Involvement in projects can often be more exciting than reading textbooks and studying for exams. The projects are designed to attract the attention of people with an interest in technology. That can be a siren’s song that lures many students to spend many hours on these extracurricular activities.
“There were definitely times when I would do Hyperloop work instead of doing homework that was arguably more important,” said Kyle Weiskircher, a University of Illinois student who participated in the SpaceX Hyperloop challenge. “During the summer, it was the only thing I was doing so it took up all of my time, as well as at least half of the other build team members’ time.”
However, he noted that during the school year, he only spent a few hours per week on the design challenge: devising ways to rapidly transport passengers and goods in capsules which are propelled through tubes by linear induction motors and air compressors. That’s partially because it was not a primary activity for him, in contrast so students who did the challenge for their senior design project. They probably spent at least 10-15 hours a week on it, though that often fluctuated, he estimated.

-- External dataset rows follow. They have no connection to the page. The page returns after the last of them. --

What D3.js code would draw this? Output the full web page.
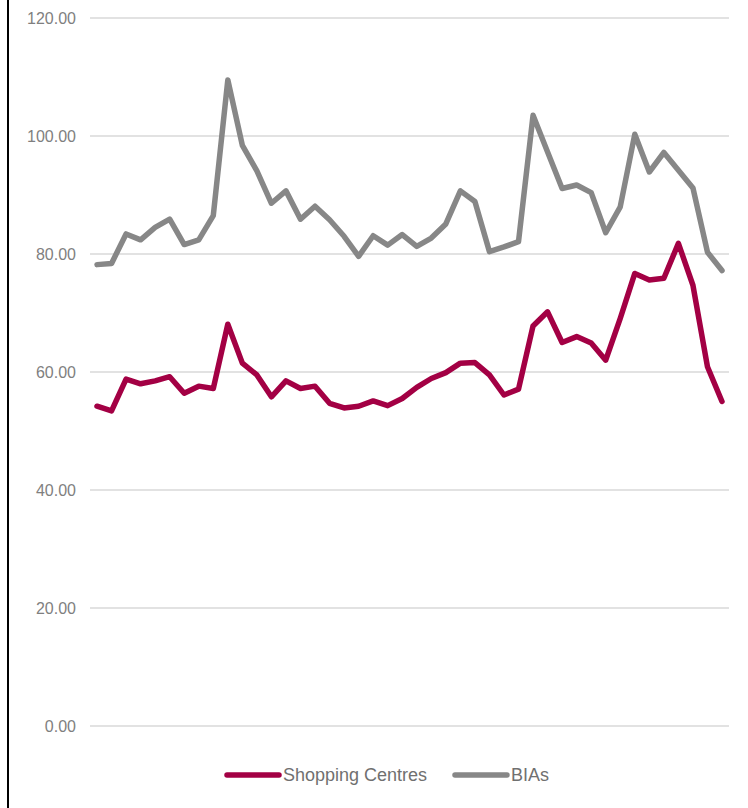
<!DOCTYPE html>
<html>
<head>
<meta charset="utf-8">
<script src="https://cdn.jsdelivr.net/npm/d3@7"></script>
<style>
  html, body { margin: 0; padding: 0; background: #fff; }
  svg { display: block; }
</style>
</head>
<body>
<svg id="chart" width="748" height="808"></svg>
<script>
const periods = d3.range(1, 45);
const shoppingCentres = [54.2, 53.4, 58.8, 58.0, 58.5, 59.2, 56.4, 57.6, 57.2, 68.1,
  61.5, 59.5, 55.8, 58.5, 57.2, 57.6, 54.7, 53.9, 54.2, 55.1,
  54.3, 55.5, 57.4, 58.9, 59.9, 61.5, 61.6, 59.5, 56.1, 57.1,
  67.8, 70.2, 65.0, 66.0, 64.9, 62.0, 69.1, 76.7, 75.6, 75.9,
  81.8, 74.7, 60.9, 55.0];
const bias = [78.2, 78.4, 83.4, 82.4, 84.5, 85.9, 81.6, 82.4, 86.5, 109.5,
  98.4, 94.1, 88.6, 90.7, 85.9, 88.1, 85.8, 83.0, 79.6, 83.1,
  81.5, 83.3, 81.3, 82.7, 85.1, 90.7, 88.9, 80.4, 81.2, 82.1,
  103.5, 97.3, 91.1, 91.7, 90.4, 83.6, 88.0, 100.3, 93.9, 97.2,
  94.2, 91.2, 80.3, 77.2];
const yTicks = [0, 20, 40, 60, 80, 100, 120];
const seriesNames = ["Shopping Centres", "BIAs"];
const seriesColors = ["#A30044", "#878787"];

const svg = d3.select("#chart");

// left border
svg.append("line")
  .attr("x1", 8).attr("x2", 8).attr("y1", 0).attr("y2", 808)
  .attr("stroke", "#000").attr("stroke-width", 2);

const x = d3.scalePoint().domain(periods).range([97, 722]);
const y = d3.scaleLinear().domain([0, 120]).range([726, 18]);

const grid = svg.append("g");
grid.selectAll("line").data(yTicks).join("line")
  .attr("x1", 90).attr("x2", 729)
  .attr("y1", d => y(d)).attr("y2", d => y(d))
  .attr("stroke", "#d9d9d9").attr("stroke-width", 1.5);

const yAxis = d3.axisLeft(y).tickValues(yTicks).tickFormat(d3.format(".2f")).tickSize(0).tickPadding(0);
const ag = svg.append("g").attr("transform", "translate(76,0)").call(yAxis);
ag.select(".domain").remove();
ag.selectAll("text")
  .attr("fill", "#7f7f7f")
  .style("font-family", "'Liberation Sans', Arial, sans-serif")
  .style("font-size", "16px");

const line = d3.line().x((d, i) => x(periods[i])).y(d => y(d));
[shoppingCentres, bias].forEach((s, k) => {
  svg.append("path").datum(s)
    .attr("d", line)
    .attr("fill", "none")
    .attr("stroke", seriesColors[k])
    .attr("stroke-width", 5.5)
    .attr("stroke-linejoin", "round")
    .attr("stroke-linecap", "round");
});

// legend
const legendX = [227, 455];
seriesNames.forEach((name, k) => {
  const g = svg.append("g").attr("transform", `translate(${legendX[k]},775)`);
  g.append("line").attr("x1", 0).attr("x2", 52).attr("y1", 0).attr("y2", 0)
    .attr("stroke", seriesColors[k]).attr("stroke-width", 5.5).attr("stroke-linecap", "round");
  g.append("text").attr("x", 56).attr("y", 0).attr("dy", "0.35em")
    .attr("fill", "#707070")
    .style("font-family", "'Liberation Sans', Arial, sans-serif")
    .style("font-size", "18px")
    .text(name);
});
</script>
</body>
</html>
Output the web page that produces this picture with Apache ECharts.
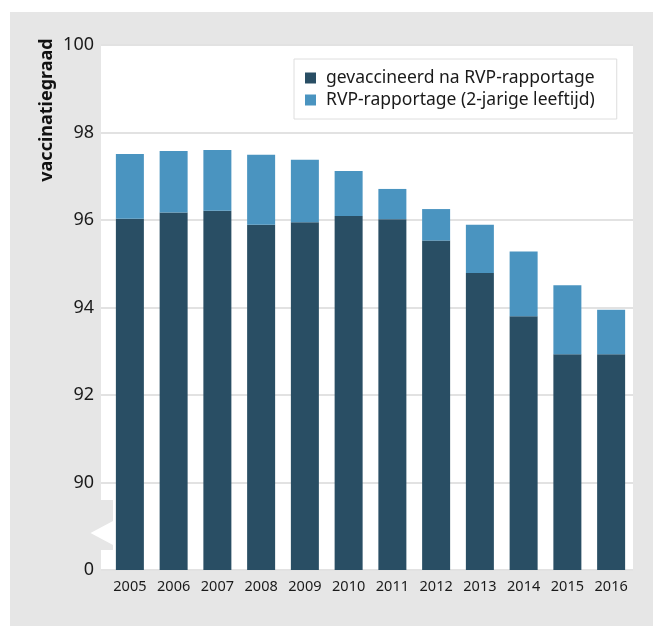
<!DOCTYPE html>
<html>
<head>
<meta charset="utf-8">
<script src="https://cdn.jsdelivr.net/npm/echarts@6/dist/echarts.min.js"></script>
<style>
  html, body { margin: 0; padding: 0; background: #fff; }
  #chart { width: 653px; height: 626px; }
</style>
</head>
<body>
<div id="chart"></div>
<script>
// jaren
var years = ['2005', '2006', '2007', '2008', '2009', '2010', '2011', '2012', '2013', '2014', '2015', '2016'];
// gevaccineerd na RVP-rapportage (onderste deel)
var afterReport = [96.03, 96.17, 96.21, 95.89, 95.95, 96.09, 96.02, 95.53, 94.79, 93.80, 92.93, 92.93];
// RVP-rapportage, extra bovenop het donkere deel
var reportPart = [1.48, 1.41, 1.39, 1.60, 1.43, 1.03, 0.69, 0.72, 1.10, 1.48, 1.58, 1.02];
// y-as: 88 wordt als 0 getoond (gebroken as)
var yMin = 88, yMax = 100, yStep = 2;

var font = 'Noto Sans';
var myChart = echarts.init(document.getElementById('chart'), null, { renderer: 'canvas' });

myChart.setOption({
  animation: false,
  color: ['#294e64', '#4a94c0'],
  textStyle: { fontFamily: font },
  graphic: [
    // grijze achtergrond
    { type: 'rect', z: -10, silent: true, shape: { x: 10, y: 12, width: 643, height: 614 }, style: { fill: '#e6e6e6' } },
    // asbreuk
    { type: 'rect', z: 100, silent: true, shape: { x: 100, y: 500, width: 13, height: 50 }, style: { fill: '#e6e6e6' } },
    { type: 'polygon', z: 101, silent: true, shape: { points: [[113, 521], [90.5, 533], [113, 545]] }, style: { fill: '#fff' } },
    // as-titel
    {
      type: 'text', z: 100, x: 47, y: 110, rotation: Math.PI / 2,
      style: {
        text: 'vaccinatiegraad', fontFamily: font, fontSize: 18, fontWeight: 'bold',
        fill: '#111', align: 'center', verticalAlign: 'middle'
      }
    }
  ],
  grid: [
    // witte vlak + rasterlijnen
    { left: 101, right: 20, top: 45, bottom: 56, show: true, backgroundColor: '#fff', borderWidth: 0 },
    // staven
    { left: 108, right: 20, top: 45, bottom: 56 }
  ],
  legend: {
    orient: 'vertical',
    left: 294,
    top: 59,
    backgroundColor: '#fff',
    borderColor: '#dedede',
    borderWidth: 1,
    padding: [10, 22, 10, 11],
    itemWidth: 11,
    itemHeight: 11,
    itemGap: 4,
    icon: 'rect',
    textStyle: { fontFamily: font, fontSize: 17.5, color: '#1a1a1a', padding: [0, 0, 0, 5] },
    data: ['gevaccineerd na RVP-rapportage', 'RVP-rapportage (2-jarige leeftijd)']
  },
  xAxis: [
    { type: 'value', gridIndex: 0, show: false, min: 0, max: 1 },
    {
      type: 'category',
      gridIndex: 1,
      data: years,
      axisLine: { show: false },
      axisTick: { show: false },
      axisLabel: { color: '#1a1a1a', fontSize: 14.5, margin: 9, fontFamily: font }
    }
  ],
  yAxis: [
    {
      type: 'value',
      gridIndex: 0,
      min: yMin,
      max: yMax,
      interval: yStep,
      axisLine: { show: false },
      axisTick: { show: false },
      axisLabel: {
        color: '#1a1a1a', fontSize: 18, margin: 7, fontFamily: font,
        formatter: function (v) { return v === yMin ? '0' : String(v); }
      },
      splitLine: { lineStyle: { color: '#e2e2e2', width: 2 } }
    },
    {
      type: 'value',
      gridIndex: 1,
      min: yMin,
      max: yMax,
      interval: yStep,
      show: false,
      splitLine: { show: false }
    }
  ],
  series: [
    {
      name: 'gevaccineerd na RVP-rapportage',
      type: 'bar',
      xAxisIndex: 1,
      yAxisIndex: 1,
      stack: 'vac',
      barWidth: 28,
      clip: true,
      data: afterReport
    },
    {
      name: 'RVP-rapportage (2-jarige leeftijd)',
      type: 'bar',
      xAxisIndex: 1,
      yAxisIndex: 1,
      stack: 'vac',
      barWidth: 28,
      clip: true,
      data: reportPart
    }
  ]
});
</script>
</body>
</html>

That brings self control into the mix. Students must balance the many interests that vie for their time during their collegiate careers. Professors often monitor students as sort of a back stop for contestants who get carried away by their projects. Generally, instructors don’t step in unless it’s clear that a student is spiraling into a dangerous zone.
“We do see a number of students doing these contests almost as an apprenticeship,” Manno said. “It’s a time management issue, it’s an individual responsibility. That said, we won’t watch students crash and burn.”
Some corporate managers note that while projects can be more important than GPAs, good grades can still open doors. Many managers feel that students who effectively juggle commitments will continue to use those skills when they’re employed and must balance hobbies, families and other non-work activities.
“It will never hinder a student to be involved in contests/organizations, etc.,” said Kaly Etten, Leader of University Relations Team and Strategies at Rockwell Collins. “With that, we do want to ensure that GPA is not negatively impacted because a student is stretched too thin by commitments.”
Some managers are leery of students who seem to have been involved in too many projects while they’re in college. There’s a huge difference between those who actually participated on the project and those who showed up barely more than was necessary to say they participated.
“It’s good to be cautious of people with too many activities. That can be done to pad their resume,” said Jerry Gipper, executive director of VITA, an embedded systems standards group. “The responses to questions about projects give a better view of what people learned than their GPAs or their list of projects.”
Being able to tell interviewers about the real lessons learned is critical. Discussing the thought-provoking aspects of designing a vehicle, robot or other complex device can be the type of thing that really gives an interviewer insight into how the job candidate solves problems. Some lucky ” and skilled ” students use their experience to get their dream job.
“Most of our students get jobs. Participation in projects often helps them get the jobs they really want,” Manno said.